Task statement => Set down the data below from its first line to the line holding "b.set_linestyle(':')", inclusive; omit all pictures.

[Records with drawing code]
* * * * * * * * *

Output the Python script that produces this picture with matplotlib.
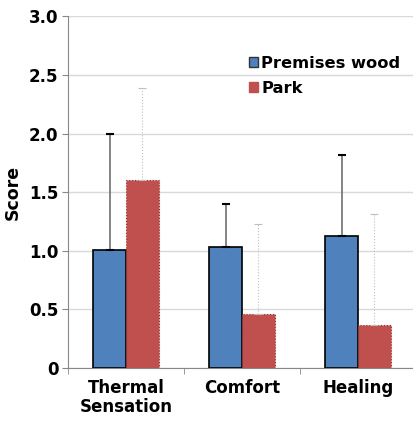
import numpy as np
import matplotlib.pyplot as plt
from matplotlib.patches import Patch

categories = ['Thermal\nSensation', 'Comfort', 'Healing']
wood = [1.01, 1.03, 1.13]
wood_err = [0.99, 0.37, 0.69]
park = [1.60, 0.46, 0.37]
park_err = [0.79, 0.77, 0.94]

blue = '#4F81BD'
red = '#C0504D'

fig = plt.figure(figsize=(4.13, 4.21), dpi=100)
ax = fig.add_axes([0.1646, 0.126, 0.8426, 0.835])

x = np.arange(len(categories))
w = 0.284

ax.bar(x - w / 2, wood, w, color=blue, edgecolor='black', linewidth=1.2, zorder=3)
ax.bar(x + w / 2, park, w, color=red, edgecolor='#8B3330', linewidth=0.8,
       linestyle=':', zorder=3)

eb1 = ax.errorbar(x - w / 2, wood, yerr=[np.zeros(3), wood_err], fmt='none',
                  ecolor='#6f6f6f', elinewidth=1.2, capsize=3, capthick=1.5, zorder=4)
for c in eb1[1]:
    c.set_color('black')
    c.set_markeredgecolor('black')
eb2 = ax.errorbar(x + w / 2, park, yerr=[np.zeros(3), park_err], fmt='none',
                  ecolor='#bfbfbf', elinewidth=0.8, capsize=3, capthick=0.8, zorder=4)
for b in eb2[2]:
    b.set_linestyle(':')

ax.set_xlim(-0.5, 2.5)
ax.set_ylim(0, 3.0)
ax.set_yticks(np.arange(0, 3.01, 0.5))
ax.set_yticklabels(['0', '0.5', '1.0', '1.5', '2.0', '2.5', '3.0'],
                   fontsize=12, fontweight='bold')
ax.set_xticks(x)
ax.set_xticklabels(categories, fontsize=12, fontweight='bold', linespacing=1.1)
ax.set_xticks([-0.5, 0.5, 1.5, 2.5], minor=True)
ax.tick_params(axis='x', which='major', length=0, pad=8)
ax.tick_params(axis='x', which='minor', length=4, color='#888888')
ax.tick_params(axis='y', length=4, color='#888888', pad=3)

ax.grid(axis='y', color='#d9d9d9', linewidth=1, zorder=0)
ax.set_axisbelow(True)
for s in ['top', 'right']:
    ax.spines[s].set_visible(False)
for s in ['left', 'bottom']:
    ax.spines[s].set_color('#888888')

ax.set_ylabel('Score', fontsize=12.5, fontweight='bold', labelpad=5)

handles = [Patch(facecolor=blue, edgecolor='#333333'),
           Patch(facecolor=red, edgecolor=red)]
ax.legend(handles, ['Premises wood', 'Park'], loc='upper left',
          bbox_to_anchor=(0.587, 0.883), bbox_transform=fig.transFigure,
          frameon=False, prop={'size': 11.7, 'weight': 'bold'},
          handlelength=0.55, handleheight=0.55, handletextpad=0.2,
          labelspacing=0.62, borderaxespad=0)

fig.savefig('out.png', dpi=100)
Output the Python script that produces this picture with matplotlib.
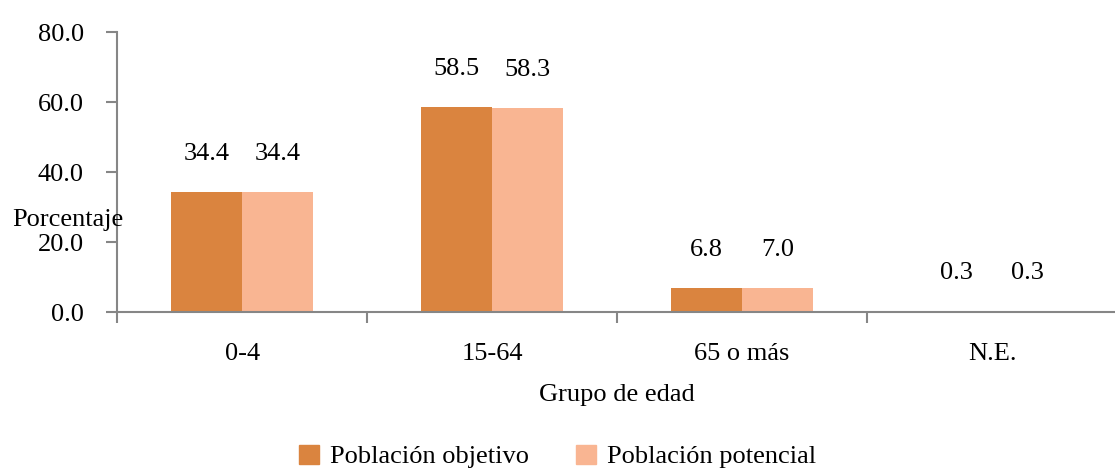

* * * * * * * * *

Response to the exercise =>
Output the Python script that produces this picture with matplotlib.
import numpy as np
import matplotlib.pyplot as plt
from matplotlib.patches import Patch

categories = ['Thermal\nSensation', 'Comfort', 'Healing']
wood = [1.01, 1.03, 1.13]
wood_err = [0.99, 0.37, 0.69]
park = [1.60, 0.46, 0.37]
park_err = [0.79, 0.77, 0.94]

blue = '#4F81BD'
red = '#C0504D'

fig = plt.figure(figsize=(4.13, 4.21), dpi=100)
ax = fig.add_axes([0.1646, 0.126, 0.8426, 0.835])

x = np.arange(len(categories))
w = 0.284

ax.bar(x - w / 2, wood, w, color=blue, edgecolor='black', linewidth=1.2, zorder=3)
ax.bar(x + w / 2, park, w, color=red, edgecolor='#8B3330', linewidth=0.8,
       linestyle=':', zorder=3)

eb1 = ax.errorbar(x - w / 2, wood, yerr=[np.zeros(3), wood_err], fmt='none',
                  ecolor='#6f6f6f', elinewidth=1.2, capsize=3, capthick=1.5, zorder=4)
for c in eb1[1]:
    c.set_color('black')
    c.set_markeredgecolor('black')
eb2 = ax.errorbar(x + w / 2, park, yerr=[np.zeros(3), park_err], fmt='none',
                  ecolor='#bfbfbf', elinewidth=0.8, capsize=3, capthick=0.8, zorder=4)
for b in eb2[2]:
    b.set_linestyle(':')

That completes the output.